PETALING JAYA: An activist group and a psychologist have warned of a likely increase in incidents of gangsterism and drug abuse following a report that more than 76,000 divorce petitions were filed nationwide between March 2020 and August this year.
Focus on the Family Malaysia chairman Lee Wee Min and psychologist Fauziah Mohd Saad of Universiti Pendidikan Sultan Idris said neglected children might associate with the wrong group of friends to cope with the trauma caused by the divorce of their parents.
Prime Minister Ismail Sabri Yaakob recently told the Dewan Rakyat that 76,786 petitions for divorce cases were filed nationwide in the 17-month period ending last month.
Lee told FMT divorces could leave long-lasting scars on the personalities of children.
He said children tended to search for identity when interacting with their peers and could fall prey to gangsterism or drug abuse if they associated with bad company.
“Children aged three to six usually feel confused and lost during the divorce process and it’s important that both parents explain the situation to them,” he said.

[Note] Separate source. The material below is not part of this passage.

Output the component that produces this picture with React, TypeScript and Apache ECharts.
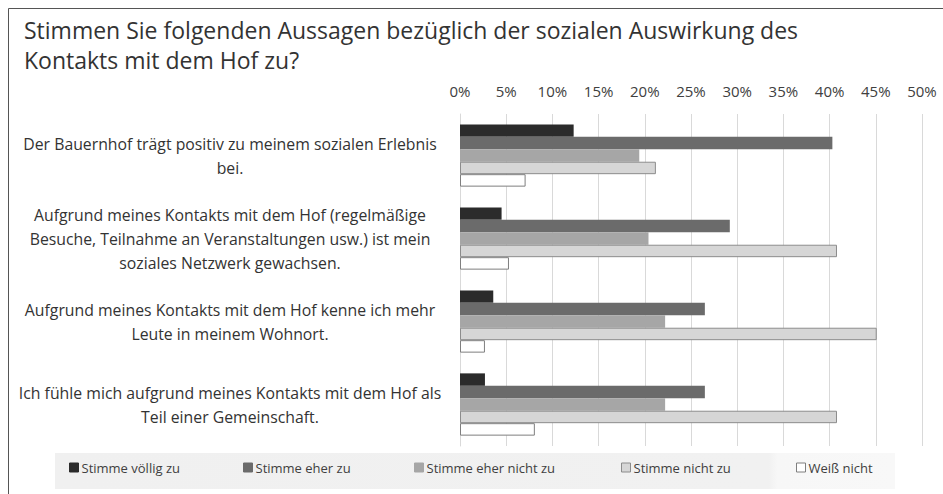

He said teenagers were vulnerable too and they might become angry and resent one or both parents.
They might then associate with peers who could lead them astray, he added.
Fauziah said it was important for children to be provided a proper support system by family members and teachers.
She said they needed good role models to prevent them from ending up in the wrong company and take a wrong path in life.
“Children need attention and they will not know whom to confide in or look up to if their parents do not have a healthy relationship. This will cause them a lot of stress and they’ll possibly fall into depression.”
Lee and Fauziah both said divorce usually happened when couples lacked understanding of each other other or when pressured by financial problems or other concerns.
“Marriage is hard work and strained relationships don’t happen overnight,” Lee said. “There is usually a deeply rooted problem that couples often avoid.”